The Logistics of Getting to Antarctica
Possibly the biggest challenge of building in Antarctica is arriving there first. Getting everything you need to the Antarctic requires cargo ships and unfortunately, due to the ice and hours of sunlight, there are only a few months of the year when accessing Antarctica and construction is possible. This makes the margin for error in the planning process minimal. Everything, including the staff and all their food, equipment, materials, scientific necessities and office supplies, etc. needs to be on that boat.
Therefore, planning before the ship ever gets loaded can take years. From the design of the buildings, figuring out what needs to be pre-fabricated, sending extra parts in case of damages, and bringing all the right attachments for the equipment, having things replaced quickly is not possible. That's why planning thoroughly is increasingly important when working in the Antarctic.
Building in Antarctica: The Jang Bogo Antarctic Research Station
Now that you're there, it's time to get to work. Unfortunately, the weather can be one of the biggest barriers to construction. According to reports, blizzards in Antarctica can last up to 10 days and winds can hit 40 miles per hour (or 65 kilometers per hour). This delays construction by a substantial amount, especially when there are already so few working days to begin with.
On top of that, the weather in the Antarctic can get incredibly cold, even in those summer months when the temperature rarely breaks zero degrees Fahrenheit.
A great example of how the construction process works in Antarctica is from the team that built the South Korean Antarctic Research Station, Jang Bogo. When they arrived to build the project and prepare the land, they quickly learned that an excavation project that would only take two or three hours in South Korea could take two or three days in the Antarctic.
Beyond that, the engineering of a building is incredibly important. Because the ground can be so frozen and snowfall can be a nuisance, they made sure the station they designed was elevated. This would help reduce the impact of snowfall in getting into the station and would also allow wind not to impact the building as much. They also designed the building to be a triangle shape with dimpled roofs, much like a golf ball, to reduce the impact of strong winds that come from every direction.
Before getting to Antarctica, all the machines have to be deeply cleaned and all mold, dust, dirt, etc must be removed. In alliance with the Antarctic Treaty, no foreign species should be in contact with the continent to reduce any impact on the land.
Another important element of working in freezing weather is protecting your equipment. Cold-starting machines can damage them so bringing block heaters or idling them was necessary. Other concerns like having the right fluids, gases, and oils in the machine to make sure the machines perform without freezing. And when the weather was harshest, trying to protect them from the strong winds, ice, and snow was useful in prolonging the lifespan of the equipment.

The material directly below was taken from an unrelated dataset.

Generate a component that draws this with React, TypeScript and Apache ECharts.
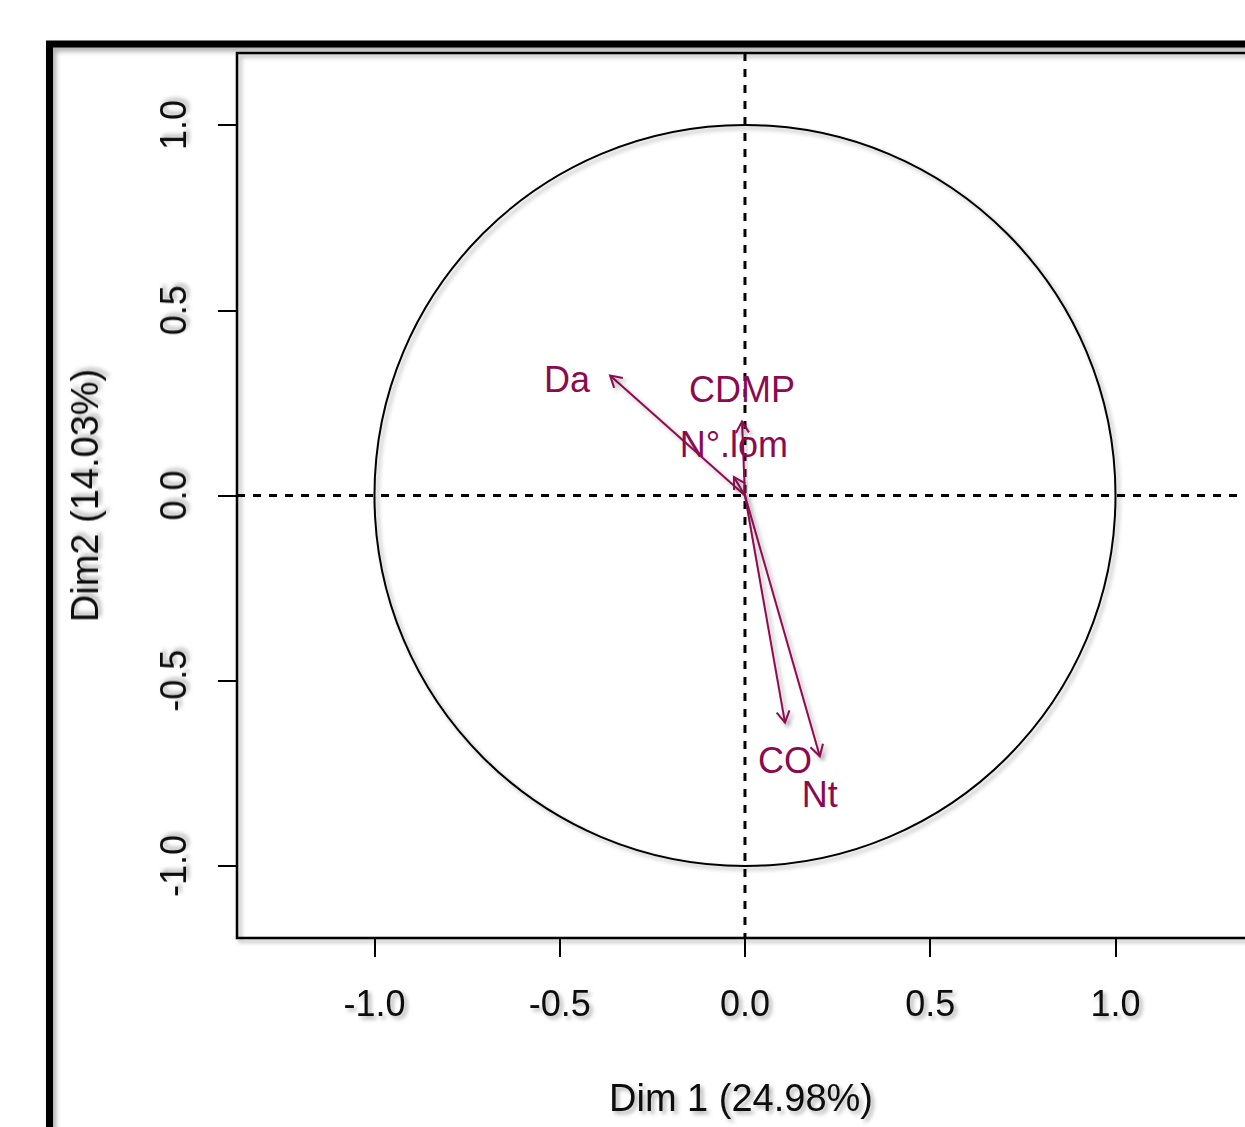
import React, { useEffect, useRef } from "react";
import * as echarts from "echarts";

// ---- data ----
const variables = ["Da", "CDMP", "N°.lom", "CO", "Nt"];
const dim1 = [-0.364, -0.008, -0.03, 0.108, 0.202];
const dim2 = [0.324, 0.2, 0.05, -0.613, -0.704];
const tickValues = [-1, -0.5, 0, 0.5, 1];
const xTitle = "Dim 1 (24.98%)";
const yTitle = "Dim2 (14.03%)";
const circleRadius = [1];
const referenceLines = [0];

const VAR_COLOR = "#8B0A50";
const FONT = "'Liberation Sans', Arial, sans-serif";
const SH = "rgba(0,0,0,0.32)";
const shadow = { shadowColor: SH, shadowBlur: 4, shadowOffsetX: 3, shadowOffsetY: 3 };
const textShadow = { textShadowColor: SH, textShadowBlur: 4, textShadowOffsetX: 3, textShadowOffsetY: 3 };

export default function App() {
  const ref = useRef<HTMLDivElement>(null);

  useEffect(() => {
    if (!ref.current) return;
    const chart = echarts.init(ref.current, null, { renderer: "svg" });

    const arrowData = variables.map((n, i) => [dim1[i], dim2[i], n]);

    const axisCommon = {
      type: "value",
      nameLocation: "middle",
      nameTextStyle: { fontSize: 38, fontFamily: FONT, color: "#111", ...textShadow },
      axisLine: { show: false, onZero: false },
      splitLine: { show: false },
      axisTick: {
        show: true,
        customValues: tickValues,
        length: 19,
        lineStyle: { color: "#000", width: 2 },
      },
    };

    const option: any = {
      animation: false,
      backgroundColor: "#ffffff",
      grid: { left: 237, top: 53, bottom: 189, right: 0, show: false },
      graphic: [
        {
          type: "rect",
          shape: { x: 49.5, y: 44, width: 1400, height: 1300 },
          style: { fill: "none", stroke: "#000", lineWidth: 7, ...shadow, shadowBlur: 5, shadowOffsetY: 4 },
          silent: true,
          z: 100,
        },
      ],
      xAxis: {
        ...axisCommon,
        min: -1.371,
        max: 1.3495,
        name: xTitle,
        nameGap: 141,
        axisLabel: {
          customValues: tickValues,
          formatter: (v: number) => v.toFixed(1),
          fontSize: 36,
          fontFamily: FONT,
          color: "#111",
          margin: 47,
          ...textShadow,
        },
      },
      yAxis: {
        ...axisCommon,
        min: -1.1945,
        max: 1.1945,
        name: yTitle,
        nameGap: 133,
        axisLabel: {
          customValues: tickValues,
          rotate: 90,
          formatter: (v: number) => v.toFixed(1),
          fontSize: 36,
          fontFamily: FONT,
          color: "#111",
          margin: 46,
          ...textShadow,
        },
      },
      series: [
        {
          // plot frame + dashed reference lines through the origin
          type: "custom",
          name: "frame",
          data: referenceLines.map((v) => [v, v]),
          z: 1,
          silent: true,
          clip: false,
          renderItem: (params: any, api: any) => {
            const cs = params.coordSys;
            const o = api.coord([api.value(0), api.value(1)]);
            const x0 = cs.x;
            const y0 = cs.y;
            const x1 = cs.x + cs.width + 20;
            const y1 = cs.y + cs.height;
            return {
              type: "group",
              children: [
                {
                  type: "polyline",
                  shape: { points: [[x1, y0], [x0, y0], [x0, y1], [x1, y1]] },
                  style: { stroke: "#000", lineWidth: 2.5, fill: "none", ...shadow },
                },
                {
                  type: "line",
                  shape: { x1: o[0], y1: y0, x2: o[0], y2: y1 },
                  style: { stroke: "#000", lineWidth: 3, lineDash: [8, 8], fill: "none" },
                },
                {
                  type: "line",
                  shape: { x1: x0, y1: o[1], x2: x1, y2: o[1] },
                  style: { stroke: "#000", lineWidth: 3, lineDash: [8, 8], fill: "none" },
                },
              ],
            };
          },
        },
        {
          type: "custom",
          name: "circle",
          data: circleRadius.map((r) => [0, 0, r]),
          z: 2,
          silent: true,
          clip: false,
          renderItem: (params: any, api: any) => {
            const c = api.coord([api.value(0), api.value(1)]);
            const r = api.value(2);
            const s = api.size([r, r]);
            return {
              type: "ellipse",
              shape: { cx: c[0], cy: c[1], rx: s[0], ry: s[1] },
              style: { fill: "none", stroke: "#000", lineWidth: 2, ...shadow },
            };
          },
        },
        {
          type: "custom",
          name: "variables",
          data: arrowData,
          z: 5,
          silent: true,
          clip: false,
          renderItem: (params: any, api: any) => {
            const x = api.value(0);
            const y = api.value(1);
            const name = variables[params.dataIndex];
            const p0 = api.coord([0, 0]);
            const p1 = api.coord([x, y]);
            const a = Math.atan2(p1[1] - p0[1], p1[0] - p0[0]);
            const L = 13;
            const th = Math.PI / 6;
            const h1 = [p1[0] - L * Math.cos(a - th), p1[1] - L * Math.sin(a - th)];
            const h2 = [p1[0] - L * Math.cos(a + th), p1[1] - L * Math.sin(a + th)];
            let tx = p1[0];
            let ty = p1[1];
            let align = "center";
            let vAlign = "middle";
            if (Math.abs(x) > Math.abs(y)) {
              if (x >= 0) {
                tx = p1[0] + 20;
                align = "left";
              } else {
                tx = p1[0] - 20;
                align = "right";
              }
              ty = p1[1] + 4;
            } else if (y >= 0) {
              ty = p1[1] - 14;
              vAlign = "bottom";
            } else {
              ty = p1[1] + 20;
              vAlign = "top";
            }
            return {
              type: "group",
              children: [
                {
                  type: "line",
                  shape: { x1: p0[0], y1: p0[1], x2: p1[0], y2: p1[1] },
                  style: { stroke: VAR_COLOR, lineWidth: 2, fill: "none", ...shadow },
                },
                {
                  type: "polyline",
                  shape: { points: [h1, p1, h2] },
                  style: { stroke: VAR_COLOR, lineWidth: 2, fill: "none", ...shadow },
                },
                {
                  type: "text",
                  x: tx,
                  y: ty,
                  style: {
                    text: name,
                    fill: VAR_COLOR,
                    fontSize: 36,
                    fontFamily: FONT,
                    align: align,
                    verticalAlign: vAlign,
                    ...shadow,
                  },
                },
              ],
            };
          },
        },
      ],
    };

    chart.setOption(option);
    return () => {
      chart.dispose();
    };
  }, []);

  return (
    <div
      ref={ref}
      style={{ position: "fixed", left: 0, top: 0, width: 1245, height: 1127, background: "#fff" }}
    />
  );
}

One of the first things to do is build a temporary shelter for the laborers. While some may head back to the ship, sometimes people will need to heat up or need urgent protection from the wind and harsh weather. Another vital aspect of being safe on the job and protecting the people is through proper layering and wearing the right workwear and gear. Working in cold climates can lead to an increased risk of hypothermia, frostbite, and illness so making sure staff feel warm and protected is important to the success of the project.
Building in Antarctica is not a task for the faint of heart. It takes a lot of preparation, logistical knowledge, execution, and courage. However, it is necessary for the future of scientific knowledge. And while there is no specific population of Antarctica, because everyone technically is a visitor from a foreign country, there are many small Antarctica cities, or bases, where people live and prolific research is being completed, depending on the time of year.